The Committee believes that the introduction of the British Irish Visa Scheme has been a positive development, in particular regarding the promotion of tourism. It therefore encourages the governments of the UK and Ireland to complete the formal evaluation of the Scheme as soon as possible so steps can be taken towards its further expansion. 

Whilst acknowledging that such a scheme may not be universally appropriate, the Committee recommends that the Scheme is expanded to other suitable countries. As noted above, this will not only benefit tourism and the economies of the UK and Ireland, but also mutual border security through the enhanced sharing of information, collection of biometric data and background checks which in turn have benefits to the wider security of the CTA.  

The Committee welcomes the positive effect the Irish short stay visa waiver programme has had on tourism to Ireland. It therefore recommends that the programme, which is currently due to run to October 2016, should be further extended and consideration should also be given to its permanence. The Committee therefore welcomes the Irish Government’s indication to us that such an extension is planned and calls for it to confirm arrangement for that extension as soon as possible in order to ensure certainty for people with UK visas planning to travel to Ireland after October. 

The Committee acknowledges that to date the interests of both the UK and Ireland in terms of border security, migration and, most importantly, the continued successful operation of the CTA may have been best served by not being members of the Schengen Area. Furthermore, the limited evidence received has not indicated a clear negative impact upon either country of not being a member of that Area, either in terms of tourism or on their respective economies. 

The Committee welcomes the informal cooperation of both governments with Schengen countries on the formation of borders and visas policy through the Council of the EU and more generally through the sharing of data and other relevant information. While the recent vote by the UK to leave the EU will inevitably affect the terms of its engagement through the Council of the EU, It is important that both governments continue to play an active part in Schengen and other visa and border related discussions and negotiations at the EU level in order to ensure the interests and views of both countries are reflected in future EU rules and cooperation related to borders and visas. 
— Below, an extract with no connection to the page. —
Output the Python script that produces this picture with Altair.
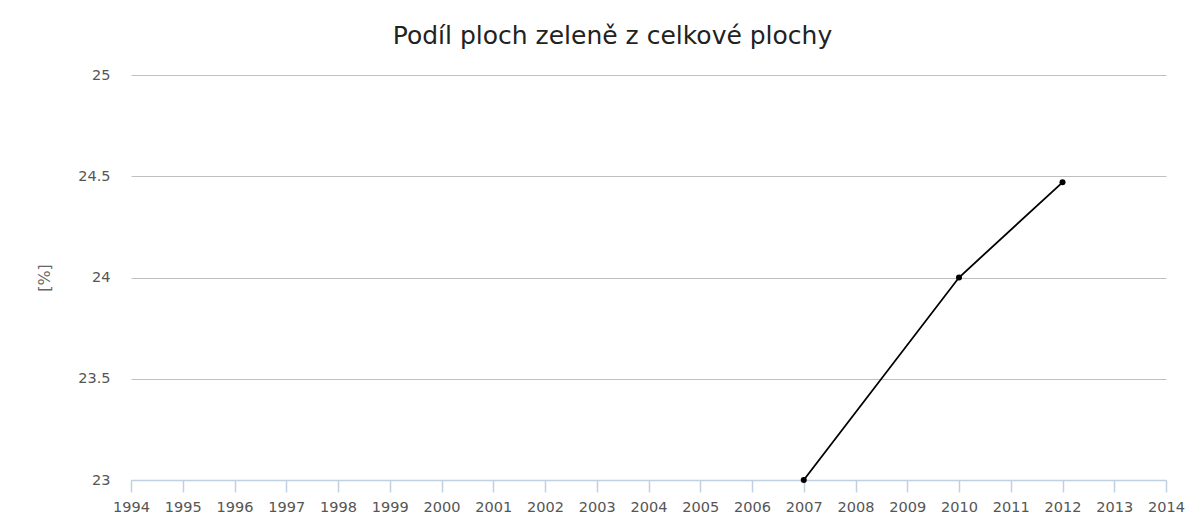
import altair as alt
import pandas as pd

years = [2007, 2010, 2012]
values = [23.0, 24.0, 24.47]
year_ticks = list(range(1994, 2015))
y_ticks = [23, 23.5, 24, 24.5, 25]

df = pd.DataFrame({"rok": years, "podil": values})

x = alt.X("rok:Q",
          scale=alt.Scale(domain=[1994, 2014], nice=False, zero=False),
          axis=alt.Axis(values=year_ticks, format="d", title=None, grid=False,
                        domainColor="#c0d0e0", tickColor="#c0d0e0", tickSize=12,
                        tickWidth=1.5, domainWidth=1.5,
                        labelColor="#555555", labelFontSize=14.5, labelPadding=8,
                        labelOverlap=False, labelBound=False, labelFlush=False,
                        labelFont="DejaVu Sans"))
y = alt.Y("podil:Q",
          scale=alt.Scale(domain=[23, 25], nice=False, zero=False),
          axis=alt.Axis(values=y_ticks, format="~g", title="[%]", grid=True, gridColor="#c0c0c0",
                        domain=False, ticks=False, labelPadding=21, labelOverlap=False,
                        labelColor="#555555", labelFontSize=14.5, labelFont="DejaVu Sans",
                        titleColor="#666666", titleFontSize=16, titleFontWeight="normal",
                        titleFont="DejaVu Sans", titlePadding=25))

line = alt.Chart(df).mark_line(color="black", strokeWidth=1.8).encode(x=x, y=y)
pts = alt.Chart(df).mark_point(filled=True, color="black", size=36, opacity=1).encode(x=x, y=y)

chart = (line + pts).properties(
    width=1035, height=405,
    title=alt.TitleParams("Podíl ploch zeleně z celkové plochy", font="DejaVu Sans",
                          fontSize=25, fontWeight="normal", color="#222222",
                          anchor="middle", offset=18, dx=-36),
    autosize=alt.AutoSizeParams(type="none"),
    padding={"left": 123, "top": 67, "right": 20, "bottom": 38},
).configure_view(stroke=None)

chart.save("out.html", embed_options={"renderer": "svg", "actions": False})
The Committee believes that examples of cooperation with other individual EU member states on the administration of visas and collection of biometric information, for example with Belgium in China, is welcome and can serve to enhance border security and promote tourism. Additional cooperation of this kind should therefore be actively explored by both governments. 
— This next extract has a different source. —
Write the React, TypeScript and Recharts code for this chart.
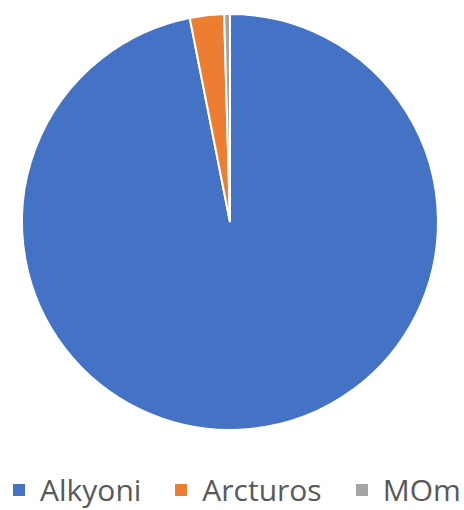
import { Cell, Legend, Pie, PieChart } from "recharts";

const names = ["Alkyoni", "Arcturos", "MOm"];
const values = [96.9, 2.65, 0.45];
const colors = ["#4472C4", "#ED7D31", "#A5A5A5"];

const data = names.map((name, i) => ({ name, value: values[i] }));

function LegendRow() {
  return (
    <div
      style={{
        display: "flex",
        alignItems: "center",
        paddingLeft: 13,
        fontFamily: "'Open Sans', sans-serif",
        fontSize: 30,
        lineHeight: "32px",
        height: 32,
        color: "#595959",
      }}
    >
      {names.map((n, i) => (
        <div key={n} style={{ display: "flex", alignItems: "center", marginRight: 34 }}>
          <span
            style={{
              width: 12,
              height: 12,
              background: colors[i],
              display: "inline-block",
              marginRight: 15,
            }}
          />
          <span>{n}</span>
        </div>
      ))}
    </div>
  );
}

export default function App() {
  return (
    <div style={{ position: "absolute", left: 0, top: 0, width: 464, height: 510, background: "#fff" }}>
      <PieChart width={464} height={510} margin={{ top: 0, right: 0, bottom: 0, left: 0 }}>
        <Pie
          data={data}
          dataKey="value"
          nameKey="name"
          cx={230}
          cy={222}
          outerRadius={208}
          startAngle={90}
          endAngle={-270}
          stroke="#fff"
          strokeWidth={2}
          isAnimationActive={false}
        >
          {data.map((d, i) => (
            <Cell key={d.name} fill={colors[i]} />
          ))}
        </Pie>
        <Legend
          content={() => <LegendRow />}
          wrapperStyle={{ top: 474, left: 0, width: 464, height: 32 }}
        />
      </PieChart>
    </div>
  );
}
The Committee welcomes the fact that, prior to the referendum on the UK’s membership of the EU, both the UK and Irish governments had expressed a desire for the continuing operation of the CTA regardless of the outcome. Although the Committee has only held brief discussions with both governments on this issue, given the economic benefits to both countries of the Area, its historical significance, and the fact its operation dates from before both countries’ membership of the EU, the Committee believes there are likely to be strong arguments for its retention.
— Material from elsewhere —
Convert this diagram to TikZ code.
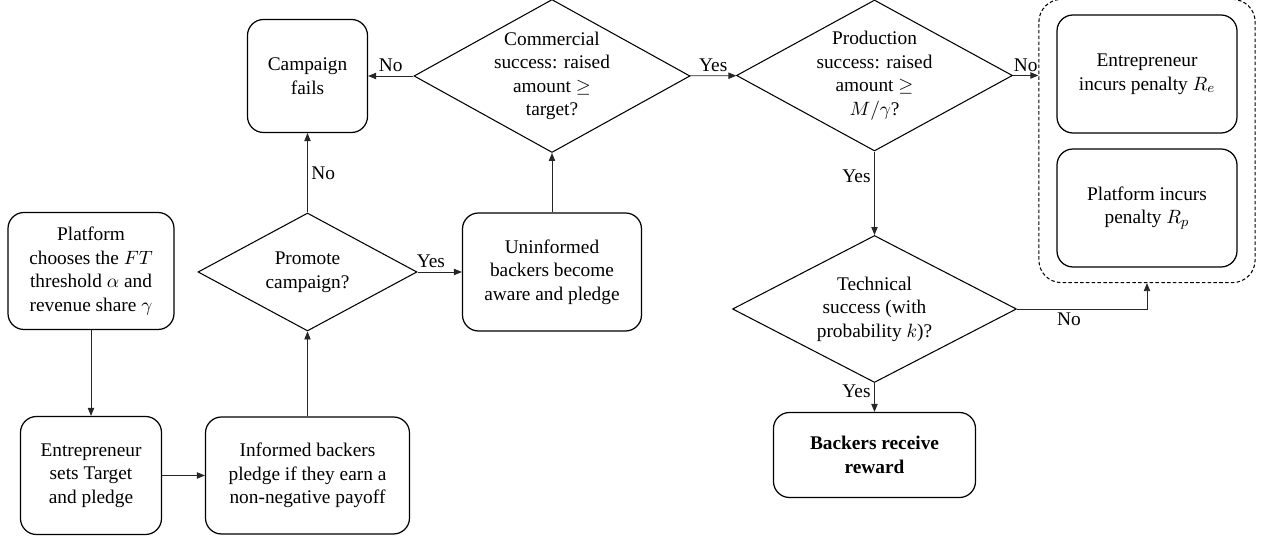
\documentclass[tikz,border=0pt]{standalone}
\usepackage{amsmath}
\usepackage{fontspec}
\setmainfont{Liberation Serif}
\usetikzlibrary{shapes.geometric,arrows.meta,fit}

\begin{document}
\begin{tikzpicture}[
      font=\fontsize{11}{13.4}\selectfont,
      box/.style={draw=black, line width=0.7pt, rounded corners=0.32cm, align=center, inner sep=2pt},
      decision/.style={diamond, draw=black, line width=0.6pt, align=center, inner sep=-1cm},
      flow/.style={draw=black!85, line width=0.45pt, -{Triangle[length=4.5pt,width=3.6pt]}},
      lbl/.style={inner sep=2pt},
      scale=1
    ]
    \useasboundingbox (0,0) rectangle (25.3,-10.78);

    % Left column
    \node[box, minimum width=3.32cm, minimum height=2.34cm] (plat) at (1.82,-5.42) {Platform\\chooses the $FT$\\threshold $\alpha$ and\\revenue share $\gamma$};
    \node[box, minimum width=2.82cm, minimum height=2.36cm] (entr) at (1.82,-9.51) {Entrepreneur\\sets Target\\and pledge};

    % Informed backers and promotion
    \node[box, minimum width=4.08cm, minimum height=2.34cm] (inf) at (6.15,-9.51) {Informed backers\\pledge if they earn a\\non-negative payoff};
    \node[decision, minimum width=4.38cm, minimum height=2.36cm] (promote) at (6.15,-5.44) {Promote\\campaign?};
    \node[box, minimum width=2.40cm, minimum height=2.26cm] (fails) at (6.15,-1.52) {Campaign\\fails};

    % Commercial success
    \node[box, minimum width=3.58cm, minimum height=2.36cm] (uninf) at (11.04,-5.44) {Uninformed\\backers become\\aware and pledge};
    \node[decision, minimum width=5.52cm, minimum height=3.06cm] (comm) at (11.04,-1.52) {Commercial\\success: raised\\amount $\geq$\\target?};

    % Production and technical success
    \node[decision, minimum width=5.52cm, minimum height=3.02cm] (prod) at (17.49,-1.51) {Production\\success: raised\\amount $\geq$\\$M/\gamma$?};
    \node[decision, minimum width=5.68cm, minimum height=2.94cm] (tech) at (17.49,-6.18) {Technical\\success (with\\probability $k$)?};
    \node[box, minimum width=4.04cm, minimum height=1.70cm] (backers) at (17.49,-9.10) {\textbf{Backers receive}\\\textbf{reward}};

    % Penalties
    \node[box, minimum width=3.60cm, minimum height=2.36cm] (pene) at (22.94,-1.48) {Entrepreneur\\incurs penalty $R_e$};
    \node[box, minimum width=3.60cm, minimum height=2.36cm] (penp) at (22.94,-4.16) {Platform incurs\\penalty $R_p$};
    \node[draw=black, line width=0.6pt, dash pattern=on 2pt off 1.3pt, rounded corners=0.45cm,
          fit=(pene)(penp), inner xsep=0.35cm, inner ysep=0.3cm] (pen) {};

    % Connectors
    \draw[flow] (plat) -- (entr);
    \draw[flow] (entr) -- (inf);
    \draw[flow] (inf) -- (promote);
    \draw[flow] (promote) -- node[lbl, pos=0.3, above] {Yes} (uninf);
    \draw[flow] (promote) -- node[lbl, right] {No} (fails);
    \draw[flow] (uninf) -- (comm);
    \draw[flow] (comm) -- node[lbl, above] {No} (fails);
    \draw[flow] (comm) -- node[lbl, above] {Yes} (prod);
    \draw[flow] (prod.east) -- node[lbl, above] {No} (prod.east -| pen.west);
    \draw[flow] (prod) -- node[lbl, pos=0.3, left] {Yes} (tech);
    \draw[flow] (tech.east) -| node[lbl, pos=0.2, below] {No} (pen.south);
    \draw[flow] (tech) -- node[lbl, pos=0.3, left] {Yes} (backers);
  \end{tikzpicture}
\end{document}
The extent of these changes will very much depend on the outcome of the ensuing negotiations, both between the UK and EU member states on the process for the UK leaving the EU, and between Ireland and other EU member states on the implications for EU borders and visas policy of the UK leaving the EU. However, as already noted, the Committee is not currently in a position to draw clear conclusions or make recommendation on the implications for the CTA of the UK leaving the EU. The Committee therefore hopes to explore this issue in more detail as part of any future inquiries it holds on the wider implications for British-Irish relations of the UK’s vote to leave the EU.